Social Media as PR Ethics Reform
Something struck me in Jim’s post yesterday about Burson-Marsteller’s embarrassing attempt to launch a whisper campaign against Google over privacy concerns: this black hat PR effort was tripped up by new media. With so many in the news business — and PR, too — openly nostalgic for the old days of supposedly higher minded journalism, it fascinates me that two old journos got caught with their pants down by an ethical blogger. Maybe the good old days weren’t so good after all.
To recap (briefly), Jim Goldman and John Mercurio, recent journalist-to-PR converts, attempted to plant a bogus story on Google’s Social Circle, alleging serious privacy violations, just in time for Congressional hearings on the subject. Mercurio took his pitch to a former FTC blogger, offering to ghost and place a negative op-ed.
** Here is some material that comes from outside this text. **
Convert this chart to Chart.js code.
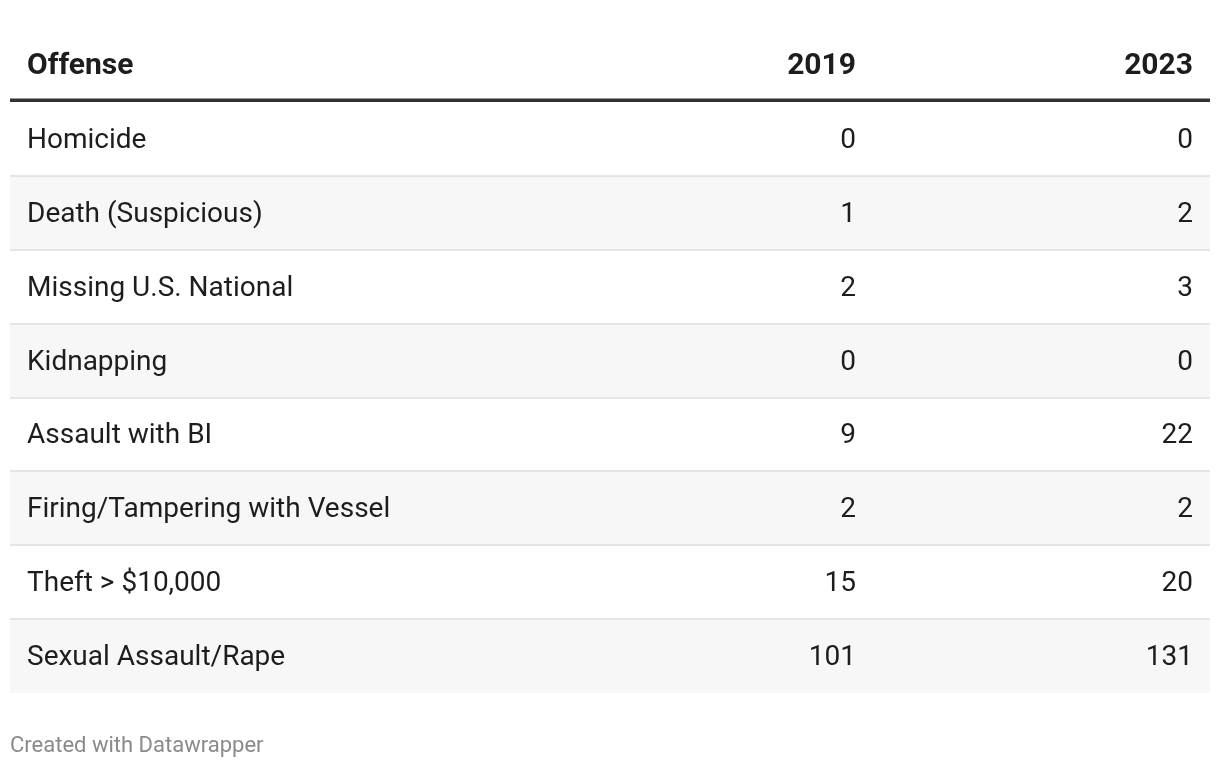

Shortly thereafter, Goldman approached USA Today.
But in the thin space between those pitches, the blogger, Christopher Soghoian, made Mercurio’s pitch public, and the allegations against Google proved to be, as USA Today put it, “largely untrue.” Suddenly, the story wasn’t “Google, the All-Seeing Evil Eye,” but “Smear Campaign Against Google Outed.” As they say on Twitter, #PRfail.
Traditional public relations types still harbor a lot of suspicion in regards to new media — and, in light of this, maybe they should, at least if so-called “whisper campaigns” are still in their tactics toolbox.
Bloggers, tweeters, and the various types of online influencers do have a direct line to the public that can be nerve-wracking, but the lesson from Burson-Marsteller is to deal with that by raising the PR ethics bar. That scrappy blogger isn’t just a kid who’ll fawn all over a hot pitch; he’s also a writer riding on his reputation, who may have less incentive than more established media to let a clumsy — or downright dishonest — pitch slide. Outing a shady play might, in fact, be his ticket to the big leagues.
And so I’d bet that one reaction circulating this week in establishment PR circles is an even deeper suspicion of the world of “online influencers,” coupled with increased chatter about how to run the play differently next time. And that’s just a tremendous mistake. The answer is clearly to drop the spin and run with the facts — so you don’t create a crisis with your PR. (NOTE: Facebook, now outed as the “unnamed client” backing the attack on Google, has simply got to get some PR training from professionals who won’t “[bluster] around Silicon Valley like a pair of Keystone Kops.”)
Playing fast and loose with the truth may not deprive you of an “Agency of the Year” title (which Burson won on Tuesday), but credibility is worth a lot more than a trophy.